Dans une lettre datant 5 juillet 1900 le lexicologue affirmait que le terme antisémite n’avait migré de l’allemand vers l’anglais qu’en 1881 et ne semblait à l’époque pas susceptible de s’imposer étant donné son usage limité. Ajoutant que le terme sonnait trop savant, pour Murray « l’homme de la rue » préférerait l’expression plus directe d’anti-jewish (anti-juif).

Des mots à l’Histoire

Pour Rachel Misrati, qui s’est confiée à l’AFP, la correspondance entre Montefiore et Murray montre que la communauté juive britannique était déjà préoccupée par l’antisémitisme « même si les Juifs en d’Angleterre étaient en très bonne position par rapport à de nombreux autres pays ». La lettre montre également la rapide évolution de la pensée du lexicologue qui admet en 1900 que laisser le terme antisémitisme hors du dictionnaire n’était pas la bonne décision.

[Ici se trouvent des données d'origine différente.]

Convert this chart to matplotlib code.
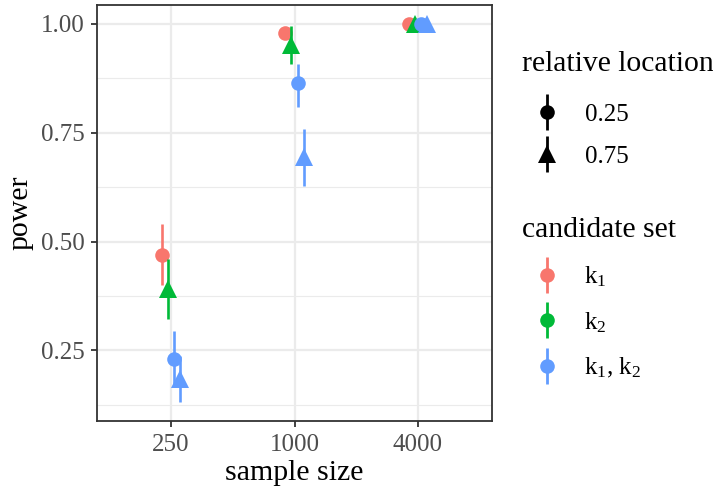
import matplotlib
matplotlib.use("Agg")
import matplotlib.pyplot as plt
from matplotlib.lines import Line2D
from matplotlib.legend_handler import HandlerTuple
import numpy as np

plt.rcParams['font.family'] = ['Liberation Serif', 'DejaVu Serif']
plt.rcParams['mathtext.default'] = 'regular'

# ---- data ----
sample_sizes = ["250", "1000", "4000"]
group_names = ["k1 @ 0.25", "k2 @ 0.75", "k1,k2 @ 0.25", "k1,k2 @ 0.75"]
group_color = ["k1", "k2", "k1k2", "k1k2"]
group_loc = ["0.25", "0.75", "0.25", "0.75"]
power = [
    [0.470, 0.980, 1.000],   # k1, 0.25
    [0.391, 0.952, 1.000],   # k2, 0.75
    [0.231, 0.865, 1.000],   # k1,k2, 0.25
    [0.184, 0.695, 1.000],   # k1,k2, 0.75
]
lower = [
    [0.400, 0.965, 1.000],
    [0.323, 0.909, 1.000],
    [0.167, 0.810, 1.000],
    [0.131, 0.627, 1.000],
]
upper = [
    [0.541, 0.994, 1.000],
    [0.460, 0.995, 1.000],
    [0.295, 0.908, 1.000],
    [0.237, 0.758, 1.000],
]
set_labels = ["k$_1$", "k$_2$", "k$_1$, k$_2$"]
loc_labels = ["0.25", "0.75"]

colors = {"k1": "#F8766D", "k2": "#00BA38", "k1k2": "#619CFF"}
markers = {"0.25": "o", "0.75": "^"}
msize = {"0.25": 10.5, "0.75": 12.5}

W, H = 713, 486
fig = plt.figure(figsize=(W / 100, H / 100), dpi=100)
ax = fig.add_axes([97 / W, (H - 421) / H, 395 / W, 416 / H])

xpos = np.arange(len(sample_sizes))
dodge_w = 0.2
n = len(group_names)
for i in range(n):
    off = (i - (n - 1) / 2) * dodge_w / n
    xs = xpos + off
    p = np.array(power[i]); lo = np.array(lower[i]); hi = np.array(upper[i])
    c = colors[group_color[i]]
    ax.vlines(xs, lo, hi, color=c, lw=1.9, zorder=3 + 2 * i)
    ax.plot(xs, p, linestyle='none', marker=markers[group_loc[i]],
            ms=msize[group_loc[i]], color=c, mec=c, mew=0, zorder=4 + 2 * i)

allv = np.concatenate([np.ravel(lower), np.ravel(upper)])
rng = allv.max() - allv.min()
ax.set_ylim(allv.min() - 0.05 * rng, allv.max() + 0.05 * rng)
ax.set_xlim(-0.6, len(sample_sizes) - 0.4)

ax.set_xticks(xpos)
ax.set_xticklabels(sample_sizes)
ax.set_yticks([0.25, 0.5, 0.75, 1.0])
ax.set_yticklabels(["0.25", "0.50", "0.75", "1.00"])
ax.set_yticks([0.125, 0.375, 0.625, 0.875], minor=True)

ax.grid(True, which='major', color='#EBEBEB', lw=1.6, zorder=0)
ax.grid(True, which='minor', axis='y', color='#EBEBEB', lw=0.8, zorder=0)
ax.set_axisbelow(True)
for s in ax.spines.values():
    s.set_color('#333333'); s.set_linewidth(1.3)
ax.tick_params(axis='both', which='major', length=4, width=1.3, color='#333333',
               labelsize=18, labelcolor='#4D4D4D', pad=5)
ax.tick_params(axis='both', which='minor', length=0)

ax.set_xlabel("sample size", fontsize=21.5, labelpad=3)
ax.set_ylabel("power", fontsize=21.5, labelpad=5)

# ---- legends ----
bar_handle = lambda c: Line2D([], [], linestyle='none', marker='|', ms=26, mew=2.0, color=c)
loc_handles = [(bar_handle('black'), Line2D([], [], linestyle='none', marker=markers[l],
                ms=msize[l], color='black', mew=0)) for l in loc_labels]
set_handles = [(bar_handle(colors[k]), Line2D([], [], linestyle='none', marker='o',
                ms=msize["0.25"], color=colors[k], mew=0)) for k in ["k1", "k2", "k1k2"]]

common = dict(frameon=False, fontsize=18, title_fontsize=21.3,
              handler_map={tuple: HandlerTuple(ndivide=1, pad=0)},
              handlelength=2.0, handletextpad=0.5, borderpad=0, borderaxespad=0,
              alignment='left', loc='upper left')
leg1 = fig.legend(loc_handles, loc_labels, title="relative location", labelspacing=0.8,
                  bbox_to_anchor=(522 / W, 1 - 51 / H), **common)
leg1._legend_box.sep = leg1._legend_box.sep + 4.5
leg2 = fig.legend(set_handles, set_labels, title="candidate set", labelspacing=0.85,
                  bbox_to_anchor=(522 / W, 1 - 217 / H), **common)

fig.savefig("out.png", dpi=100)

Il avoue à Montefiore son espoir d’alors pour que l’antisémitisme ne soit qu’une locution fugace, et déplore l’échec des révolutions libérales de 1848, annonciatrices de temps nouveaux pour toute l’Europe. C’est en homme triste et désabusé qu’il parle de « la façon dont le diable a dû rire de nos rêves stupides ». Plus encore quand il affirme que « si nous devions faire l’édition maintenant, nous devrions probablement faire du terme “antisémite” un mot central ».